Furthermore, the increase in this expenditure is much less sensitive in Luxembourg
than in neighbouring countries, though these scenarios must obviously be viewed
with caution. On the one hand, pension systems and the means of funding them
(e.g. contributory base, second and third pillars etc.) may be subject to significant
structural changes. On the other hand, the underlying assumptions of projections
- rate of growth of GDP, net immigration rates and fertility - may not be borne
out. Projections for Luxembourg are based on an average growth rate of 4 % per
annum in GDP, a 2.1 % growth in the productivity of labour and, by correlation,
a substantial increase in employment, i.e. a continuous influx of cross-border
workers and immigrants. This is plainly an optimistic view. A 4 % average growth
rate would be close to the exceptional rates achieved from 1985 to 2000, and
would be much higher than the average for the EU as a whole (1.6 % growth in
GDP for the period 2000-2050, according to Economic Policy Committee forecasts).

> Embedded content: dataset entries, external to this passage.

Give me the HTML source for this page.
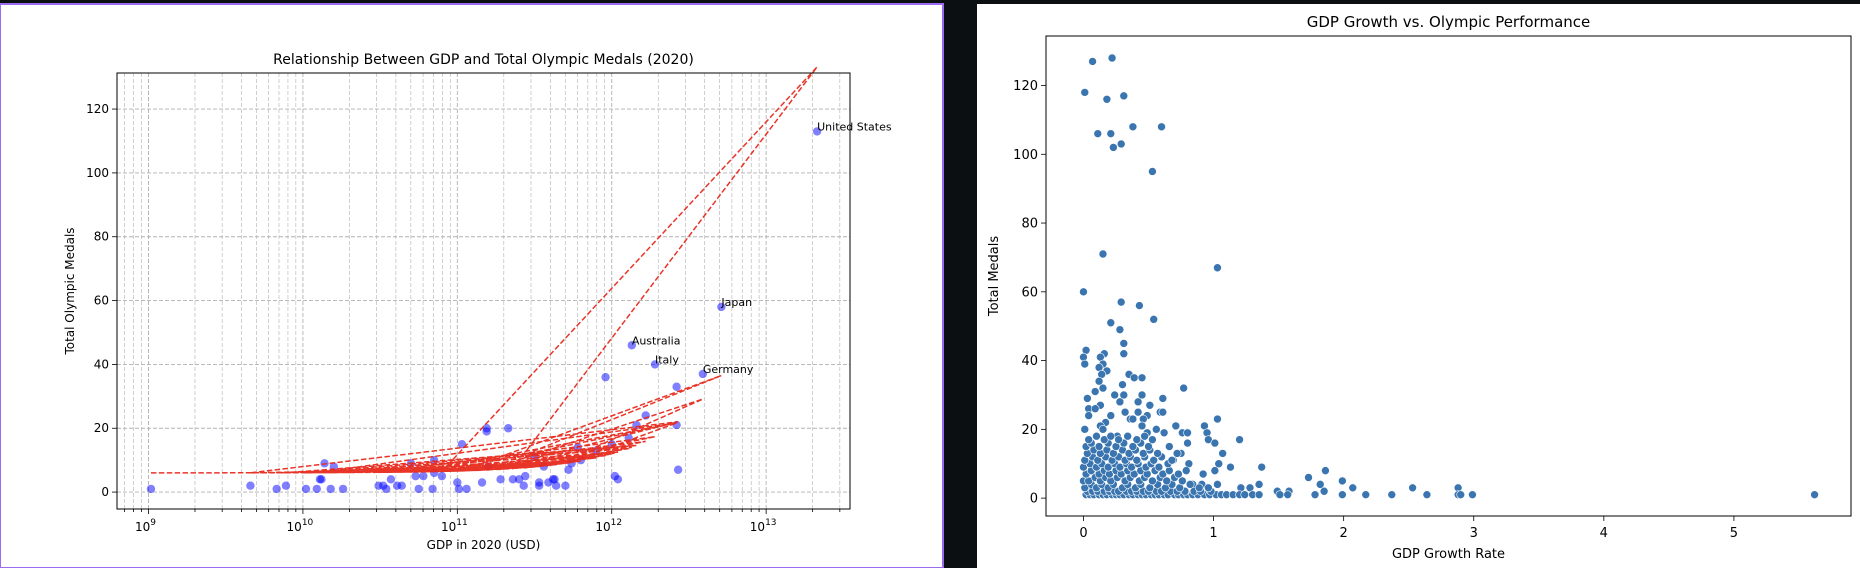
<!DOCTYPE html>
<html><head><meta charset="utf-8">
<style>
html,body{margin:0;padding:0;background:#0b0f12;width:1860px;height:568px;overflow:hidden;font-family:"DejaVu Sans","Liberation Sans",sans-serif}
svg{position:absolute;left:0;top:0}
</style></head>
<body>
<svg id="chart" width="1860" height="568" xmlns="http://www.w3.org/2000/svg">
  <rect x="0" y="4" width="943" height="564" fill="#fff" stroke="#9a6cf0" stroke-width="2"/>
  <rect x="977" y="4" width="883" height="564" fill="#fff"/>
  <g id="left"></g>
  <g id="right"></g>
</svg>
<script>
// ---------- Left chart data ----------
const leftGdpLog = [9.016,10.14,11.56,10.73,12.42,10.9,13.33,11.36,11.03,12.71,11.19,12.28,10.49,11.64,12.59,11.2,12.43,9.66,11.4,12.13,10.2,11.74,9.89,12.16,10.02,11.28,12.22,10.57,11.7,12.42,10.09,11.44,12.11,10.11,12.04,10.78,11.16,11.96,10.26,11.53,12.02,10.54,11.33,10.12,10.61,11.01,10.18,11.59,10.64,11.06,10.84,11.62,10.75,11.78,10.52,11.19,11.9,10.85,11.63,11.0,11.53,11.43,11.72,10.7,10.85,12.0,11.5,11.8,9.83];
const leftMedals = [1,9,8,5,33,5,113,4,15,58,20,40,2,2,37,8,7,2,4,46,8,9,2,21,1,4,24,4,2,21,1,5,17,4,4,5,3,36,1,3,5,1,20,4,2,1,1,3,2,1,1,4,1,14,2,19,13,6,4,3,2,2,7,9,10,15,11,10,1];
const labeledCountries = ["United States","Japan","Australia","Italy","Germany"];
const labeledGdpLog = [13.33,12.71,12.13,12.28,12.59];
const labeledMedals = [113,58,46,40,37];
const fitIntercept = 6.0, fitSlopePerTrillion = 5.95;
const xTickExps = [9,10,11,12,13];
const yTicksLeft = [0,20,40,60,80,100,120];

// ---------- Right chart data ----------
const growth = [0.07,0.22,0.01,0.18,0.31,0.11,0.21,0.38,0.6,0.23,0.29,0.53,0.15,1.03,0.0,0.29,0.43,0.54,0.21,0.28,0.31,0.31,0.02,0.0,0.01,0.16,0.13,0.15,0.18,0.12,0.35,0.39,0.45,0.14,0.12,0.3,0.15,0.77,0.09,0.03,0.24,0.45,0.31,0.61,0.28,0.42,0.51,0.13,0.04,0.09,0.32,0.42,0.59,0.61,0.21,0.04,0.49,1.03,0.36,0.38,0.46,0.17,0.71,0.93,0.13,0.45,0.01,0.56,0.15,0.76,0.8,0.95,0.49,0.62,1.2,0.96,0.53,0.26,1.01,0.8,1.07,0.75,1.04,1.13,1.37,1.73,1.86,1.99,2.07,1.82,1.85,1.78,1.99,2.17,2.37,2.53,2.64,2.88,2.88,2.9,2.99,5.62,1.49,1.58,1.51,1.57,1.35,1.28,1.21,1.03,1.01,0.92,0.91,0.84,0.81,0.79,0.72,0.69,0.66,
0.02,0.05,0.08,0.12,0.15,0.18,0.22,0.25,0.28,0.31,0.35,0.38,0.42,0.45,0.48,0.52,0.55,0.58,0.62,0.65,0.7,0.73,0.77,0.8,0.84,0.88,0.93,0.97,1.02,1.06,1.1,1.15,1.2,1.24,1.3,1.35,
0.03,0.07,0.11,0.16,0.2,0.24,0.27,0.33,0.37,0.41,0.46,0.5,0.56,0.6,0.67,0.72,0.78,0.85,0.9,0.98,
0.01,0.06,0.1,0.14,0.19,0.23,0.3,0.34,0.4,0.44,0.51,0.57,0.63,0.68,0.74,0.82,0.89,0.96,
0.0,0.04,0.09,0.13,0.17,0.21,0.26,0.32,0.36,0.43,0.47,0.53,0.59,0.64,0.7,0.76,
0.02,0.06,0.12,0.16,0.2,0.25,0.29,0.34,0.39,0.44,0.49,0.55,0.61,0.66,0.73,
0.0,0.05,0.1,0.14,0.19,0.24,0.28,0.33,0.37,0.42,0.48,0.52,0.58,0.65,
0.01,0.07,0.11,0.17,0.22,0.27,0.32,0.36,0.41,0.47,0.54,0.6,0.68,
0.03,0.08,0.13,0.18,0.23,0.3,0.35,0.4,0.46,0.51,0.57,
0.02,0.06,0.12,0.19,0.25,0.31,0.38,0.44,0.5,
0.04,0.1,0.16,0.21,0.27,0.34,0.41,0.47];
const medals = [127,128,118,116,117,106,106,108,108,102,103,95,71,67,60,57,56,52,51,49,45,42,43,41,39,42,41,39,37,38,36,35,35,36,34,33,32,32,31,29,30,30,30,29,28,28,27,27,26,26,25,25,25,25,24,24,24,23,23,23,23,22,21,21,21,21,20,20,20,19,19,19,19,19,17,17,17,18,16,16,13,13,10,9,9,6,8,5,3,4,2,1,1,1,1,3,1,3,1,1,1,1,2,2,1,1,4,3,3,4,8,7,4,4,10,8,13,11,15,
1,1,1,1,1,1,1,1,1,1,1,1,1,1,1,1,1,1,1,1,1,1,1,1,1,1,1,1,1,1,1,1,1,1,1,1,
2,2,2,2,2,2,2,2,2,2,2,2,2,2,2,2,2,2,2,2,
3,4,3,4,3,4,3,4,3,4,3,4,3,4,3,4,3,3,
5,5,6,5,6,5,6,5,6,5,6,5,6,5,6,5,
7,8,7,8,7,8,7,8,7,8,7,8,7,8,7,
9,10,9,10,9,10,9,10,9,10,9,10,9,10,
11,12,11,12,11,12,11,12,11,12,11,12,11,
13,14,13,14,13,14,13,14,13,14,13,
15,16,15,16,15,16,15,16,15,
17,18,17,18,17,18,17,18];
const xTicksRight = [0,1,2,3,4,5];
const yTicksRight = [0,20,40,60,80,100,120];

const NS = "http://www.w3.org/2000/svg";
function mk(parent, tag, attrs, text){
  const el = document.createElementNS(NS, tag);
  for (const k in attrs) el.setAttribute(k, attrs[k]);
  if (text !== undefined) el.textContent = text;
  parent.appendChild(el);
  return el;
}

// ---------- Left chart ----------
(function(){
  const g = document.getElementById('left');
  const L = 117, R = 850, T = 73, B = 509;
  const xmin = 8.796, xmax = 13.543, ymin = -5.3, ymax = 131.3;
  const sx = v => L + (v - xmin) / (xmax - xmin) * (R - L);
  const sy = v => B - (v - ymin) / (ymax - ymin) * (B - T);
  for (let e = 8; e <= 13; e++) {
    for (let m = 1; m < 10; m++) {
      const lv = e + Math.log10(m);
      if (lv < xmin || lv > xmax) continue;
      const gl = mk(g, 'line', {x1: sx(lv), x2: sx(lv), y1: T, y2: B, stroke: '#b0b0b0', 'stroke-width': m===1?0.9:0.6, 'stroke-dasharray': '4,2'});
      
      
      const tk = mk(g, 'line', {x1: sx(lv), x2: sx(lv), y1: B, y2: B + (m===1?5:3), stroke: '#000', 'stroke-width': 0.8});
      
      
    }
  }
  yTicksLeft.forEach(v => {
    const gl = mk(g, 'line', {x1: L, x2: R, y1: sy(v), y2: sy(v), stroke: '#b0b0b0', 'stroke-width': 0.9, 'stroke-dasharray': '4,2'});
    
    
    const tk = mk(g, 'line', {x1: L - 5, x2: L, y1: sy(v), y2: sy(v), stroke: '#000', 'stroke-width': 0.8});
    
    
    const t = mk(g, 'text', {x: L - 8, y: sy(v) + 4, 'text-anchor': 'end', 'font-size': 12, fill: '#000'}, String(v));
    
    
  });
  xTickExps.forEach(e => {
    const t = mk(g, 'text', {x: sx(e) - 3, y: B + 22, 'text-anchor': 'middle', 'font-size': 12, fill: '#000'}, '10');
    mk(t, 'tspan', {dy: -6, 'font-size': 9}, String(e));
    
    
  });
  leftGdpLog.forEach((v, i) => {
    const c = mk(g, 'circle', {cx: sx(v), cy: sy(leftMedals[i]), r: 4.2, fill: 'rgba(0,0,255,0.5)'});
    
    
  });
  const pts = leftGdpLog.map(v => sx(v) + ',' + sy(fitIntercept + fitSlopePerTrillion * Math.pow(10, v) / 1e12));
  const pl = mk(g, 'polyline', {points: pts.join(' '), fill: 'none', stroke: '#e8291c', 'stroke-width': 1.5, 'stroke-dasharray': '5.5,2.4', opacity: 0.95});
  
  
  labeledCountries.forEach((n, i) => {
    const t = mk(g, 'text', {x: sx(labeledGdpLog[i]), y: sy(labeledMedals[i]) - 1, 'font-size': 11, fill: '#000'}, n);
    
    
  });
  const fr = mk(g, 'rect', {x: L, y: T, width: R - L, height: B - T, fill: 'none', stroke: '#000', 'stroke-width': 1});
  
  
  const ti = mk(g, 'text', {x: (L + R) / 2, y: 64, 'text-anchor': 'middle', 'font-size': 14, fill: '#000'}, 'Relationship Between GDP and Total Olympic Medals (2020)');
  
  
  const xl = mk(g, 'text', {x: (L + R) / 2, y: 549, 'text-anchor': 'middle', 'font-size': 12, fill: '#000'}, 'GDP in 2020 (USD)');
  
  
  const yl = mk(g, 'text', {x: 0, y: 0, 'text-anchor': 'middle', 'font-size': 12, fill: '#000', transform: 'translate(74,291) rotate(-90)'}, 'Total Olympic Medals');
  
  
})();

// ---------- Right chart ----------
(function(){
  const g = document.getElementById('right');
  const L = 1046, R = 1851, T = 36, B = 516;
  const xmin = -0.288, xmax = 5.9, ymin = -5.2, ymax = 134.4;
  const sx = v => L + (v - xmin) / (xmax - xmin) * (R - L);
  const sy = v => B - (v - ymin) / (ymax - ymin) * (B - T);
  growth.forEach((v, i) => {
    const c = mk(g, 'circle', {cx: sx(v), cy: sy(medals[i]), r: 4, fill: '#3a75b0', stroke: '#fff', 'stroke-width': 0.6});
    
    
  });
  yTicksRight.forEach(v => {
    const tk = mk(g, 'line', {x1: L - 5, x2: L, y1: sy(v), y2: sy(v), stroke: '#000', 'stroke-width': 0.8});
    
    
    const t = mk(g, 'text', {x: L - 8, y: sy(v) + 4.5, 'text-anchor': 'end', 'font-size': 13, fill: '#000'}, String(v));
    
    
  });
  xTicksRight.forEach(v => {
    const tk = mk(g, 'line', {x1: sx(v), x2: sx(v), y1: B, y2: B + 5, stroke: '#000', 'stroke-width': 0.8});
    
    
    const t = mk(g, 'text', {x: sx(v), y: B + 21, 'text-anchor': 'middle', 'font-size': 13, fill: '#000'}, String(v));
    
    
  });
  const fr = mk(g, 'rect', {x: L, y: T, width: R - L, height: B - T, fill: 'none', stroke: '#000', 'stroke-width': 1});
  
  
  const ti = mk(g, 'text', {x: (L + R) / 2, y: 27, 'text-anchor': 'middle', 'font-size': 15, fill: '#000'}, 'GDP Growth vs. Olympic Performance');
  
  
  const xl = mk(g, 'text', {x: (L + R) / 2, y: 558, 'text-anchor': 'middle', 'font-size': 13, fill: '#000'}, 'GDP Growth Rate');
  
  
  const yl = mk(g, 'text', {x: 0, y: 0, 'text-anchor': 'middle', 'font-size': 13, fill: '#000', transform: 'translate(998,276) rotate(-90)'}, 'Total Medals');
  
  
})();
</script>
</body></html>
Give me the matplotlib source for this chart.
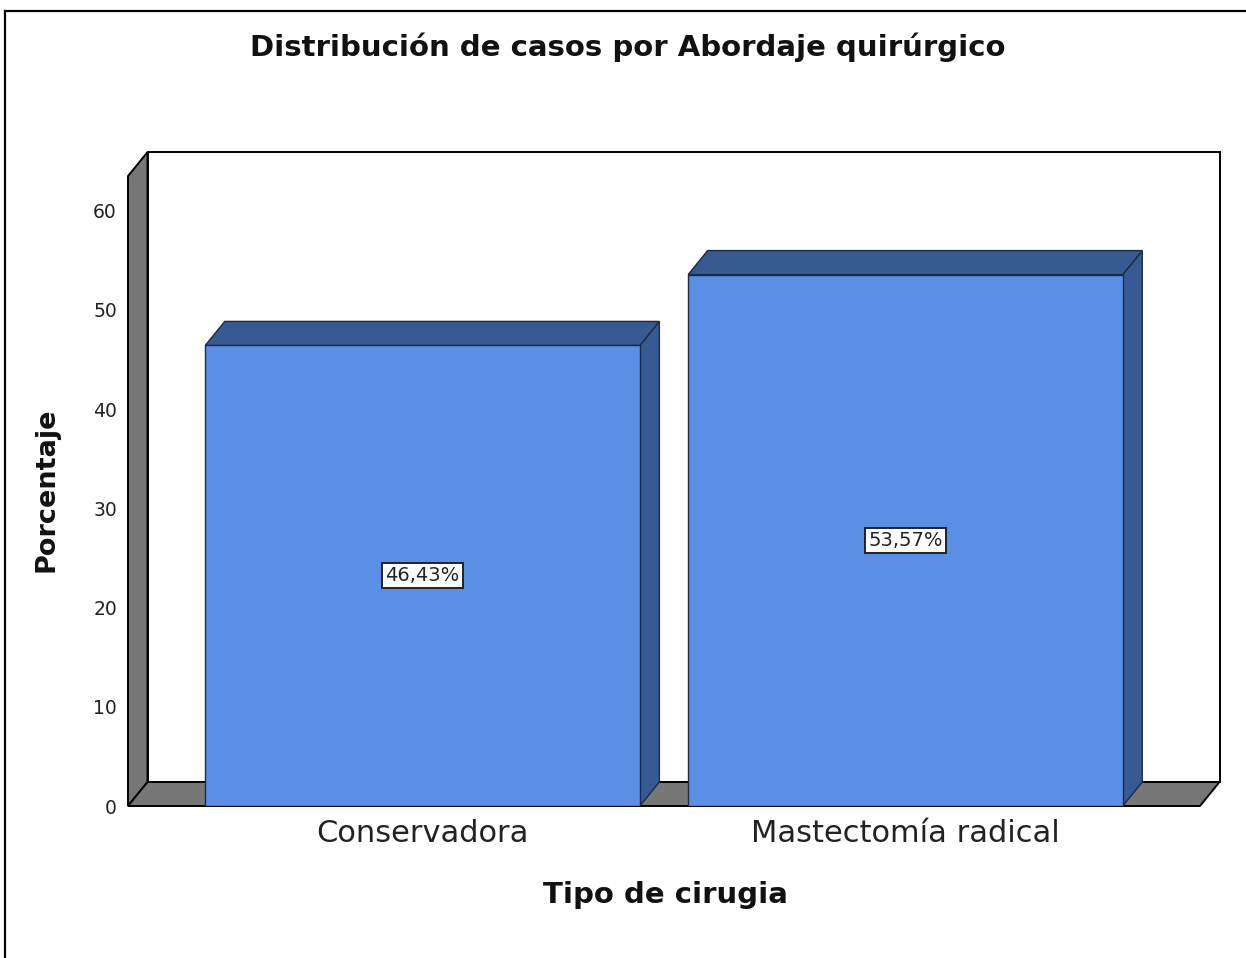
#!/usr/bin/env python3
"""SPSS-style 3D bar chart: distribución de casos por abordaje quirúrgico."""

import matplotlib

matplotlib.use("Agg")
import matplotlib.pyplot as plt
from matplotlib.lines import Line2D
from matplotlib.patches import Polygon

CATEGORIES = ["Conservadora", "Mastectomía radical"]
PERCENTS = [46.43, 53.57]
Y_TICKS = [0, 10, 20, 30, 40, 50, 60]

FRONT = "#5A8FE6"
DARK = "#375A92"
GRAY = "#777777"
EDGE = "#1c2a44"

W, H = 1246, 958
DPI = 100

fig = plt.figure(figsize=(W / DPI, H / DPI), dpi=DPI)
plt.rcParams["font.family"] = ["DejaVu Sans"]

# front plane of the 3D box, in pixel units of the figure
left_px, right_px, zero_px = 128, 1200, 806
ymax = 63.5
px_per_unit_y = 9.92
top_px = zero_px - ymax * px_per_unit_y
ax = fig.add_axes([
    left_px / W,
    (H - zero_px) / H,
    (right_px - left_px) / W,
    (zero_px - top_px) / H,
])
xlo, xhi = -0.61, 1.61
ax.set_xlim(xlo, xhi)
ax.set_ylim(0, ymax)
for spine in ax.spines.values():
    spine.set_visible(False)
ax.patch.set_visible(False)

# depth offset (up and to the right) expressed in data units
depth_dx_px, depth_dy_px = 19.5, 24.0
dx = depth_dx_px * (xhi - xlo) / ax.bbox.width
dy = depth_dy_px * ymax / ax.bbox.height

# back wall
back = Polygon(
    [(xlo + dx, dy), (xhi + dx, dy), (xhi + dx, ymax + dy), (xlo + dx, ymax + dy)],
    closed=True, facecolor="white", edgecolor="black", linewidth=1.4,
    clip_on=False, zorder=1,
)
ax.add_patch(back)
# left side wall
wall = Polygon(
    [(xlo, 0), (xlo + dx, dy), (xlo + dx, ymax + dy), (xlo, ymax)],
    closed=True, facecolor=GRAY, edgecolor="black", linewidth=1.4,
    clip_on=False, zorder=2,
)
ax.add_patch(wall)
# floor
floor = Polygon(
    [(xlo, 0), (xhi, 0), (xhi + dx, dy), (xlo + dx, dy)],
    closed=True, facecolor=GRAY, edgecolor="black", linewidth=1.4,
    clip_on=False, zorder=2,
)
ax.add_patch(floor)

positions = list(range(len(CATEGORIES)))
bar_w = 0.9
bars = ax.bar(positions, PERCENTS, width=bar_w, color=FRONT, edgecolor=EDGE,
              linewidth=1.0, zorder=5)
for rect, value in zip(bars, PERCENTS):
    x0 = rect.get_x()
    x1 = x0 + rect.get_width()
    side = Polygon([(x1, 0), (x1 + dx, dy), (x1 + dx, value + dy), (x1, value)],
                   closed=True, facecolor=DARK, edgecolor=EDGE, linewidth=1.0,
                   clip_on=False, zorder=4)
    top = Polygon([(x0, value), (x1, value), (x1 + dx, value + dy), (x0 + dx, value + dy)],
                  closed=True, facecolor=DARK, edgecolor=EDGE, linewidth=1.0,
                  clip_on=False, zorder=4)
    ax.add_patch(side)
    ax.add_patch(top)
    label = f"{value:.2f}".replace(".", ",") + "%"
    ax.text(rect.get_x() + rect.get_width() / 2, value / 2, label,
            ha="center", va="center", fontsize=14, color="#222222", zorder=7,
            bbox=dict(boxstyle="square,pad=0.16", facecolor="white",
                      edgecolor="#222222", linewidth=1.4))

ax.set_yticks(Y_TICKS)
ax.set_yticklabels([str(t) for t in Y_TICKS], fontsize=13.5, color="#222222")
ax.set_xticks(positions)
ax.set_xticklabels(CATEGORIES, fontsize=22, color="#222222")
ax.tick_params(axis="y", length=0, pad=8)
ax.tick_params(axis="x", length=0, pad=9)

fig.text(628 / W, 1 - 47 / H, "Distribución de casos por Abordaje quirúrgico",
         ha="center", va="center", fontsize=21, fontweight="bold", color="#111111")
fig.text(47 / W, 1 - 490 / H, "Porcentaje", rotation=90,
         ha="center", va="center", fontsize=19.5, fontweight="bold", color="#111111")
fig.text(665 / W, 1 - 895 / H, "Tipo de cirugia",
         ha="center", va="center", fontsize=21, fontweight="bold", color="#111111")

# outer frame (left and top edges visible)
fig.add_artist(Line2D([5 / W, 5 / W], [0, 1 - 11 / H], color="black", linewidth=1.6))
fig.add_artist(Line2D([5 / W, 1], [1 - 11 / H, 1 - 11 / H], color="black", linewidth=1.6))

fig.savefig("out.png", dpi=DPI)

Nevertheless, Luxembourg’s situation in terms of pension funding appears more
favourable than in many other countries. Development in the short and medium
term would make it possible to limit expenditure on pensions to a competitive
level, while simultaneously guaranteeing a certain flexibility in budget policy,
and maintenance of competitive tax and social security contributions
in particular. Like other European countries, however, Luxembourg cannot avoid
discussion of the structural reform of pension systems. This discussion will
be even more urgent if an upturn in growth is not in the offing. The economic
downswing of 2001/2002 clearly shows that Luxembourg is not immune to such developments.